Based on the John Ford/John Wayne film The Quiet Man, the Johnny Burke musical Donnybrook! opened on Broadway in 1961, ran for two months, and then disappeared leaving hardly a trace.
Why that was, exactly, I couldn't tell you, having neither investigated the half-century-old reviews, nor seen the production (for which I present the solid excuse that I wasn't born yet). But based on the charming-in-spite-of-itself new revival at the Irish Rep, I'd hazard a guess that it had something to do with two things: the pleasant but not very memorable music Burke wrote to accompany his clever lyrics, and the oddball story.
[Pictured (l-r): Jenny Powers (Mary Kate Danaher) and James Barbour (Sean Enright) in DONNYBROOK! at Irish Repertory Theatre, directed by Charlotte Moore.

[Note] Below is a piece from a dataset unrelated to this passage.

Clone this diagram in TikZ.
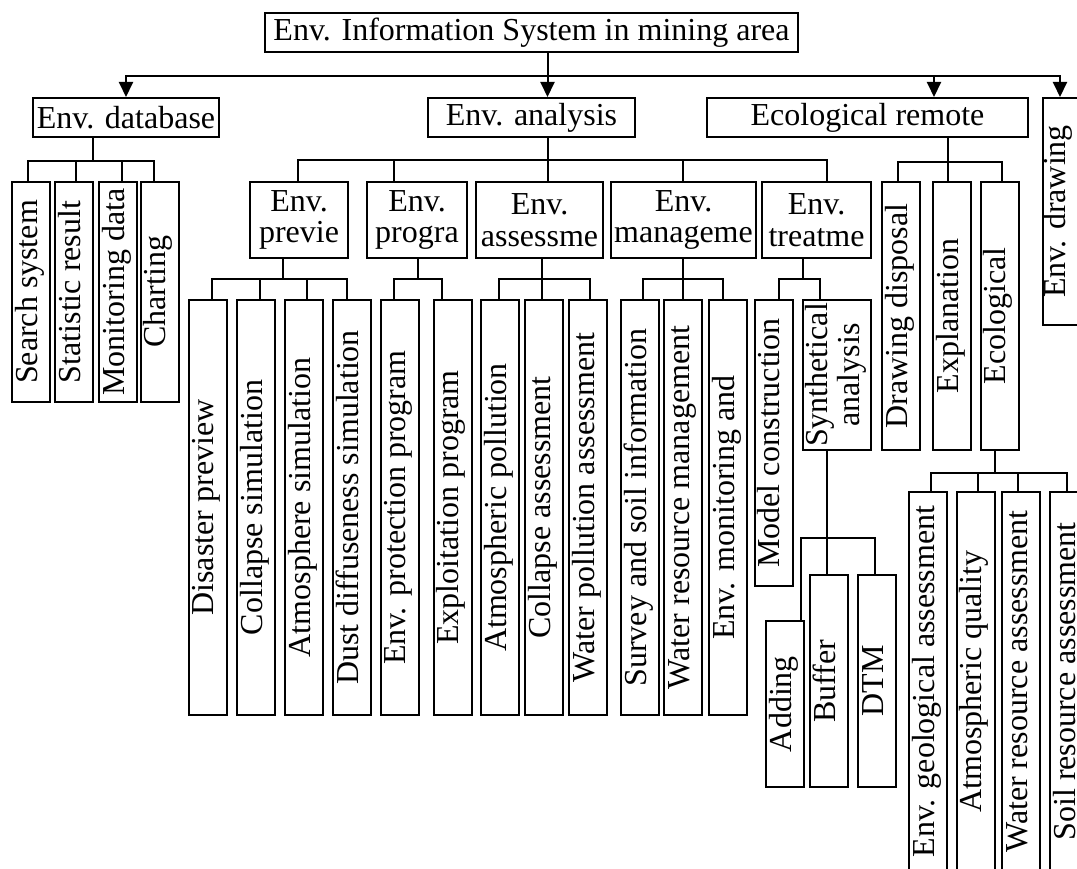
\documentclass[tikz,border=0pt]{standalone}
\usepackage{fontspec}
\setmainfont{Liberation Serif}
\usetikzlibrary{arrows.meta}
\newcommand{\vtxt}[1]{\rotatebox{90}{\strut #1}}
\begin{document}
\begin{tikzpicture}[x=1pt,y=-1pt,
  bx/.style={draw, line width=2pt, inner sep=0pt, font=\fontsize{32}{31.5}\selectfont, align=center},
  hd/.style={bx, minimum height=39},
  lv/.style={bx, minimum width=38},
  ln/.style={line width=2pt},
  arr/.style={ln, -{Triangle[width=14pt,length=15pt]}}]
\useasboundingbox (0,0) rectangle (1077,869);

% level 0
\node[hd, minimum width=533] (top) at (531.5,32.5) {Env. Information System in mining area};
% level 1
\node[hd, minimum width=186] (db) at (126,117.5) {Env. database};
\node[hd, minimum width=207] (an) at (531.5,117.5) {Env. analysis};
\node[hd, minimum width=321] (er) at (867.5,117.5) {Ecological remote};
\node[lv, minimum width=57, minimum height=227] (ed) at (1071.5,211.5) {\vtxt{Env. drawing}\hspace*{24pt}};

% database children
\foreach \n/\x/\t in {d1/31/Search system, d2/74/Statistic result, d3/118/Monitoring data, d4/159.5/Charting}
  \node[lv, minimum height=220] (\n) at (\x,292) {\vtxt{\t}};

% analysis children
\node[bx, minimum width=98, minimum height=76] (pv) at (299,220) {Env.\\previe};
\node[bx, minimum width=100, minimum height=76] (pg) at (417,220) {Env.\\progra};
\node[bx, minimum width=127, minimum height=76] (as) at (539.5,220) {Env.\\assessme};
\node[bx, minimum width=145, minimum height=76] (mg) at (683.5,220) {Env.\\manageme};
\node[bx, minimum width=109, minimum height=76] (tr) at (816.5,220) {Env.\\treatme};

% ecological remote children
\foreach \n/\x/\t in {e1/901/Drawing disposal, e2/952/Explanation, e3/999.5/Ecological}
  \node[lv, minimum height=268] (\n) at (\x,316) {\vtxt{\t}};

% leaves under analysis
\foreach \n/\x/\t in {p1/207.5/Disaster preview, p2/256/Collapse simulation, p3/304/Atmosphere simulation,
    p4/352/Dust diffuseness simulation, g1/399.5/Env. protection program, g2/452.5/Exploitation program,
    a1/500/Atmospheric pollution, a2/544/Collapse assessment, a3/588/Water pollution assessment,
    m1/640/Survey and soil information, m2/683/Water resource management, m3/728/Env. monitoring and}
  \node[lv, minimum height=415] (\n) at (\x,507.5) {\vtxt{\t}};

\node[lv, minimum height=286] (t1) at (773.5,443) {\vtxt{Model construction}};
\node[bx, minimum width=68, minimum height=150] (t2) at (837,375)
  {\rotatebox{90}{\begin{tabular}{@{}c@{}}Synthetical\\analysis\end{tabular}}};

% synthetical analysis children
\node[lv, minimum height=166] (s1) at (785,704) {\vtxt{Adding}};
\node[lv, minimum height=212] (s2) at (829,681) {\vtxt{Buffer}};
\node[lv, minimum height=212] (s3) at (877,681) {\vtxt{DTM}};

% ecological children
\foreach \n/\x/\t in {c1/928/Env. geological assessment, c2/975.5/Atmospheric quality,
    c3/1021/Water resource assessment, c4/1069/Soil resource assessment}
  \node[lv, minimum height=379] (\n) at (\x,681.5) {\vtxt{\t}};

% top arrows
\draw[arr] ([xshift=16]top.south) -- ([xshift=16]an.north);
\foreach \c/\dx in {db/0, er/66.5, ed/-11.5}
  \draw[arr] ([xshift=16]top.south) -- ++(0,23) -| ([xshift=\dx]\c.north);

% brackets
\foreach \c/\dx in {d1/-3, d2/2, d3/4, d4/-5.5}
  \draw[ln] ([xshift=-33]db.south) -- ++(0,23) -| ([xshift=\dx]\c.north);
\foreach \c/\dx in {pv/-1, pg/-23, as/8.5, mg/-0.5, tr/10.5}
  \draw[ln] ([xshift=16.5]an.south) -- ++(0,22) -| ([xshift=\dx]\c.north);
\foreach \c/\dx in {e1/-3, e2/-4, e3/2.5}
  \draw[ln] ([xshift=80.5]er.south) -- ++(0,24) -| ([xshift=\dx]\c.north);
\foreach \c/\dx in {p1/4.5, p2/4, p3/3, p4/-5}
  \draw[ln] ([xshift=-16]pv.south) -- ++(0,20) -| ([xshift=\dx]\c.north);
\foreach \c/\dx in {g1/-5.5, g2/-10.5}
  \draw[ln] ([xshift=1]pg.south) -- ++(0,20) -| ([xshift=\dx]\c.north);
\foreach \c/\dx in {a1/-1, a2/-2, a3/2}
  \draw[ln] ([xshift=2.5]as.south) -- ++(0,20) -| ([xshift=\dx]\c.north);
\foreach \c/\dx in {m1/3, m2/0, m3/-5}
  \draw[ln] ([xshift=-0.5]mg.south) -- ++(0,20) -| ([xshift=\dx]\c.north);
\foreach \c/\dx in {t1/5.5, t2/-17}
  \draw[ln] ([xshift=-13.5]tr.south) -- ++(0,20) -| ([xshift=\dx]\c.north);
\foreach \c/\dx in {s1/16, s2/-2, s3/-2}
  \draw[ln] ([xshift=-10]t2.south) -- ++(0,87) -| ([xshift=\dx]\c.north);
\foreach \c/\dx in {c1/3, c2/2.5, c3/-3, c4/-2}
  \draw[ln] ([xshift=-4.5]e3.south) -- ++(0,22) -| ([xshift=\dx]\c.north);
\end{tikzpicture}
\end{document}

Photo by Carol Rosegg.]
Sean Enright is an Irish-American prizefighter who, after killing a man in the ring, decides to return to the Irish village of his roots to live a quiet life. There he meets the fiery Mary Kate Danaher, ripe for love but hopelessly picky and full of piss and vinegar to boot. They fall for each other, but Mary Kate's rough-and-tumble brother Will thinks the American is a coward and won't even allow him to court her. Flynn, the local matchmaker, tricks Will into permitting the match by convincing him that the independently wealthy widow Kathy Carey is ready to marry Will, which would bump Mary Kate out of Will's house, where there's room for only one woman.
Time-honored social custom is a force so powerful here that it threatens the truest of love, even lust itself. Courting rituals, the all-important dowry, even the very existence of a matchmaker, show us we're in a quaint fantasy rather than a realistic representation of a real place. Of course, what better accommodation for fantasy than musical theater? But the show's easy acceptance of the idea that a man must fight if he's a real man, and the way the tale wraps up – with the antagonists making peace and everybody ending up happy only after, and because of, the big fistfight Sean eventually deigns to engage in – make the story not just as old-fashioned as its mores and Burke's music, but downright peculiar.